A pandemia que vivemos atualmente, com largas fatias da população mundial em risco de ficar em quarentena, por força do risco de contágio do Covid-19, trará inevitavelmente graves consequências económicas e orçamentais, assim como uma expectável mudança nos hábitos de consumo.

Nos próximos meses assistiremos, por certo, a um acréscimo do consumo à distância, sejam eles serviços de base digital ou as compras de bens por via eletrónica. Se já era uma tendência, a economia digital tenderá a crescer exponencialmente nos próximos meses impulsionada pelo medo e receio de contágio.

Sendo este um assunto eminentemente de saúde pública, rapidamente escalará para outros patamares da discussão política face ao declínio acentuado da atividade económica com inevitáveis repercussões nas contas públicas, em particular nas receitas fiscais, com menos receita de IRC e IVA.

Ao menor consumo privado sem setores tradicionais como as viagens, bens de luxo, automóveis, hotelaria e distribuição, teremos por certo uma explosão do consumo de bens e serviços com uma componente digital, o que acelerará, inevitavelmente, a necessidade de um acordo político global sobre a tributação da economia digital. Conforme anunciado a 30 de janeiro do corrente ano, tal acordo político deverá ser alcançado até final de 2020 sob a égide da OCDE e o denominados Pilares Um e Dois do BEPS.

Até à presente data, a resposta dos Estados tem sido descoordenada mediante a adoção de medidas unilaterais.

Se é verdade que a maioria dos Estados não introduziram qualquer imposto digital, existem outros que ajustaram a sua legislação em sede de IVA de forma a sujeitar a tributação o consumo de bens de natureza eletrónica – invertendo a regra de localização de tais operações da sede do prestador para a residência do adquirente – e uma minoria crescente que resolveu criar um imposto tecnológico (Digital Services Tax), como é o caso da França, Espanha, Reino Unido ou Canada só para citar alguns. O caso francês foi, aliás, paradigmático pois mereceu uma forte reação da parte dos Estados Unidos que ameaçaram com sanções económicas e imposição de tarifas adicionais sobre os produtos franceses.

Um acordo político foi alcançado em Davos, com a França a aceitar a suspensão da cobrança do seu imposto digital até final do presente ano, esperando, assim pelo acordo global a ser alcançado no seio do G20. Este tipo de tensões poderá, aliás, agravar-se no atual contexto que vivemos, com os Estados Unidos a defenderem que os princípios de tributação mínima e nexus a impor às empresas tecnológicas deverão assumir uma natureza “opcional” (safe harbour), permitindo às empresas optar ou não pela sua adesão.

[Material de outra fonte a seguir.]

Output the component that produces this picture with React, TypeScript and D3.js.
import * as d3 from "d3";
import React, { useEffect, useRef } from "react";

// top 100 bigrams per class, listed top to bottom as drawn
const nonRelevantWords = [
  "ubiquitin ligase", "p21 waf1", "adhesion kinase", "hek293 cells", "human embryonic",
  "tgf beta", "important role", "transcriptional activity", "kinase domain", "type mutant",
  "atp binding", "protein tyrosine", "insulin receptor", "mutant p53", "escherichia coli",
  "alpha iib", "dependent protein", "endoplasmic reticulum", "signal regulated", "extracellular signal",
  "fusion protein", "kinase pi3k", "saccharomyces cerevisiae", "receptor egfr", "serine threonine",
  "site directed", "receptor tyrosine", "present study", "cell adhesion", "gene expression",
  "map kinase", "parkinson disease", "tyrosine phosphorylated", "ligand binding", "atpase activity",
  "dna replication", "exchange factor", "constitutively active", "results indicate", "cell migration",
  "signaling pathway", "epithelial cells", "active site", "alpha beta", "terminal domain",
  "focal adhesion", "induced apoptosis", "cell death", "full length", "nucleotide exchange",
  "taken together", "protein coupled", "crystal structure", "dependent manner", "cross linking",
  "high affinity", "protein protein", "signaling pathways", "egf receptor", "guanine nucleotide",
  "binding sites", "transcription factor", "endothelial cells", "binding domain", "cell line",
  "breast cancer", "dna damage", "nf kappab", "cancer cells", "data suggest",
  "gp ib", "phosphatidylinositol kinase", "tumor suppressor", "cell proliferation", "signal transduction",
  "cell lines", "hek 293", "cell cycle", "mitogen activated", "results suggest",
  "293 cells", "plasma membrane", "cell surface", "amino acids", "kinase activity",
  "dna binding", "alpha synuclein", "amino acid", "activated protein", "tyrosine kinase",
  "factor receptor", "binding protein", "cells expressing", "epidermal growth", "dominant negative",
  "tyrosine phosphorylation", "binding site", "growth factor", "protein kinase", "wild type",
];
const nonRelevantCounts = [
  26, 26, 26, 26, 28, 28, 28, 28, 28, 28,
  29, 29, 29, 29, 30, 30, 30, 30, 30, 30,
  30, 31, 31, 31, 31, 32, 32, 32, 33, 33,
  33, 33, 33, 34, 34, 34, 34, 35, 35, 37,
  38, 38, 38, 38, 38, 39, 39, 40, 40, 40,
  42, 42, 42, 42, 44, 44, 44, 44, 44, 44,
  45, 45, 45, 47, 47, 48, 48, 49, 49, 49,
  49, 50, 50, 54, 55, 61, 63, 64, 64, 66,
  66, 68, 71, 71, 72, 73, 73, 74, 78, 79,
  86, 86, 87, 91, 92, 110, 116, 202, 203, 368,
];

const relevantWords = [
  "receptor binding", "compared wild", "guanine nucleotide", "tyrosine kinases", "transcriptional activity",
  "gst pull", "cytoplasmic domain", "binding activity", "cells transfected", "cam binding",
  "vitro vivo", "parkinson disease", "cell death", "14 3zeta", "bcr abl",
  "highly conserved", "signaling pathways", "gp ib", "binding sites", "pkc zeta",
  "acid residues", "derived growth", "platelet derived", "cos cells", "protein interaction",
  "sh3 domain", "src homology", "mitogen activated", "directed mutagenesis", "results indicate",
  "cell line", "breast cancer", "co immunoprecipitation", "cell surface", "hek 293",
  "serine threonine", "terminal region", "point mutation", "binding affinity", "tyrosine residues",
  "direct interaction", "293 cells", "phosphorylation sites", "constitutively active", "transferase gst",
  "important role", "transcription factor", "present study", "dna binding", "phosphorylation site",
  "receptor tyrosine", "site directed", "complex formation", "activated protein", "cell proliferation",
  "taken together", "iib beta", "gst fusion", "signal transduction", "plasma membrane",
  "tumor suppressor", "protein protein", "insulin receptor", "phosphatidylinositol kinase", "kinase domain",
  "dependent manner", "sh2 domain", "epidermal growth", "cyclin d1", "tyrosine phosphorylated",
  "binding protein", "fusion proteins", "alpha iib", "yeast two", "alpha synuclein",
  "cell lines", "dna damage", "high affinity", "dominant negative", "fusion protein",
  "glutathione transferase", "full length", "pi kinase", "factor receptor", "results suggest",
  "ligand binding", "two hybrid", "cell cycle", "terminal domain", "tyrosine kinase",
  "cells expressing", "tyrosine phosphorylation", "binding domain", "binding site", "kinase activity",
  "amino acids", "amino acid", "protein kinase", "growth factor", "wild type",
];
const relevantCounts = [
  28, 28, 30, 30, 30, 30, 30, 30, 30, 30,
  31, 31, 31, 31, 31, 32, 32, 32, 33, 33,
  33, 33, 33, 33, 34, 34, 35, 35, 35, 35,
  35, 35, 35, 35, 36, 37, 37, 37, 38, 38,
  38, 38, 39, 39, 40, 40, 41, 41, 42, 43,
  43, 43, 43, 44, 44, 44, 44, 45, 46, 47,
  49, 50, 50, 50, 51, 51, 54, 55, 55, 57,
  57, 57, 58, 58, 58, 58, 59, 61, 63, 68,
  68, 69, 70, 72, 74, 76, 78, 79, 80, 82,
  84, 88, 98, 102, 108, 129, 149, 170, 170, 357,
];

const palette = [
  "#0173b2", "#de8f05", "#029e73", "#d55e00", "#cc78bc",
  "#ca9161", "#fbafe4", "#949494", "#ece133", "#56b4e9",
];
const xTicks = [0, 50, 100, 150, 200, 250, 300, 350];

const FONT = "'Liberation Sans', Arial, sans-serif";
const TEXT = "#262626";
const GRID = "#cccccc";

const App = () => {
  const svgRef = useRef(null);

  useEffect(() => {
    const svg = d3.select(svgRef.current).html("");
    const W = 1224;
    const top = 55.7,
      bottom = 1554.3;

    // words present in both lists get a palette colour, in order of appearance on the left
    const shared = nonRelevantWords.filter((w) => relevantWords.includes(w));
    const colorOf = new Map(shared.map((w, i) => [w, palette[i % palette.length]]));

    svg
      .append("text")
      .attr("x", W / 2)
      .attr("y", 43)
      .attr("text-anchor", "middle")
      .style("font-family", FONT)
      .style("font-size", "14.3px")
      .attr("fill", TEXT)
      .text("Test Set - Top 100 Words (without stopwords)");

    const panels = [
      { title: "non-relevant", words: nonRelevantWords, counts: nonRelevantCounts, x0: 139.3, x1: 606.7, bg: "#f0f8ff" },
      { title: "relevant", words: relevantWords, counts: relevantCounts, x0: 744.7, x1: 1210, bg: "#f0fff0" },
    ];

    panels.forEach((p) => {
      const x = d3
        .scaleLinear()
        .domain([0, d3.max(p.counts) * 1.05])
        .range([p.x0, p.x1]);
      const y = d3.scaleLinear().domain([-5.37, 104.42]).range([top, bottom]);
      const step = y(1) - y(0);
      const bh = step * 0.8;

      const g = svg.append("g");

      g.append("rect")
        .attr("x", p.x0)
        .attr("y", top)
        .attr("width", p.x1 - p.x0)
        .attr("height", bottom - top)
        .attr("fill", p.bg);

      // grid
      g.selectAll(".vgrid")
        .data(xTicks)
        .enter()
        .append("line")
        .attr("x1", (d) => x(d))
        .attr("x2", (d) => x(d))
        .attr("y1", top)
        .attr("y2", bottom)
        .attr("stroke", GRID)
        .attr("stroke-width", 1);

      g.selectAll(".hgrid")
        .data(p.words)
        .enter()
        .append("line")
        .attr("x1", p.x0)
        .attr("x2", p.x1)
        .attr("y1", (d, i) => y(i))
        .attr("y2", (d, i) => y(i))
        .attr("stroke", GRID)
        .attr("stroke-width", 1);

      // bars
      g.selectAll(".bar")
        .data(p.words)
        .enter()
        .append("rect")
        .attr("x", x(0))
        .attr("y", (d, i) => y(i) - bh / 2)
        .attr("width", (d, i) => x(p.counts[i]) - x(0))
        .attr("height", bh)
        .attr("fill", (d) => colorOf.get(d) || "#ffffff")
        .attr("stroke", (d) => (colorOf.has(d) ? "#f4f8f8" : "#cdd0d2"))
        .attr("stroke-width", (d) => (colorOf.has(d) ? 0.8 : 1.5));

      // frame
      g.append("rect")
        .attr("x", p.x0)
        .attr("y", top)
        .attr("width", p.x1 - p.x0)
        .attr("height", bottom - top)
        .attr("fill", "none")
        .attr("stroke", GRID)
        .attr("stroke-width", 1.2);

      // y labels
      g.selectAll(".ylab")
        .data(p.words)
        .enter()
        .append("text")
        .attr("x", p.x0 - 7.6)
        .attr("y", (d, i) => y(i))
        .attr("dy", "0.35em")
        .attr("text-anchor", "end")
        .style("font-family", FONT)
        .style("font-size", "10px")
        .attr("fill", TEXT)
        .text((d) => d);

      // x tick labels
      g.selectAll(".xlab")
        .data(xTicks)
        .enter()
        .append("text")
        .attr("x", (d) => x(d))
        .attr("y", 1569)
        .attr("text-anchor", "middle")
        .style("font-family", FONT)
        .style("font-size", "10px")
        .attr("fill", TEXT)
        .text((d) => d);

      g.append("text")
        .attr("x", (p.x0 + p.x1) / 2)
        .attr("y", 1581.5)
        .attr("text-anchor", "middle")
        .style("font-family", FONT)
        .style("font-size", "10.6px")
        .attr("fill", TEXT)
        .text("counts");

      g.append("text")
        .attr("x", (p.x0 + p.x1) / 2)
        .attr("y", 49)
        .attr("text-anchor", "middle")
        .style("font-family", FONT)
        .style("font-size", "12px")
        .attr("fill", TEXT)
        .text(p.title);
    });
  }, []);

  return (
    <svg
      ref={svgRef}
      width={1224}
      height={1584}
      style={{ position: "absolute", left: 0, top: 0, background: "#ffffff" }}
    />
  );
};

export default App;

Em termos muito gerais, pois que a complexidade do tema não se compagina com as limitações de um artigo desta natureza, sempre se dirá que o Pilar Um assenta num princípio de sujeição de tributação mínima das empresas de cariz tecnológico nos Estados onde desenvolvem as suas atividades (o Estado do consumo ou da fonte), independentemente de aí disporem de qualquer presença física.

Apurando-se o rendimento global da multinacional, uma determinada percentagem acima de um teto mínimo será alocada aos diversos Estados onde a empresa desenvolve a sua atividade consoante um conjunto de indicadores ainda em discussão.

Na prática, prevêem-se diversos layers de distribuição da receita (com três tipos de forma de determinação do rendimento sujeito a tributação) consoante o nível de atividade desenvolvida no Estado da fonte, devendo estas regras aplicar-se a multinacionais com um volume de negócios acima de um determinado patamar (fala-se em 750M). Ficariam abrangidas por estas regras as empresas digitais e as empresas de venda de bens de consumo à distância. De fora ficam setores como os serviços financeiros, transportes aéreos e marítimos ou indústrias extrativas.

O novo nexo territorial deixa de ser a presença física num dado território para passar a ser o local onde as vendas são realizadas, sendo criadas diversas regras e fórmulas passíveis de complementar as atuais regras em matéria de preços de transferência. Questões como neutralizar os efeitos da coexistência de diversos modelos de negócio, dimensão dos mercados, resolução de conflitos e dupla tributação são alguns dos temas objeto de negociação para os próximos meses.

Uma coisa é certa, perante esta pandemia e crise de dimensão global, parece inevitável uma resposta global para a tributação da nova economia. A alternativa seria irrealista, com uma propagação galopante de medidas unilaterais e um acréscimo da conflitualidade fiscal e concorrência fiscal entre Estados. O Covid-19 veio para ficar, mesmo que sob forma digital.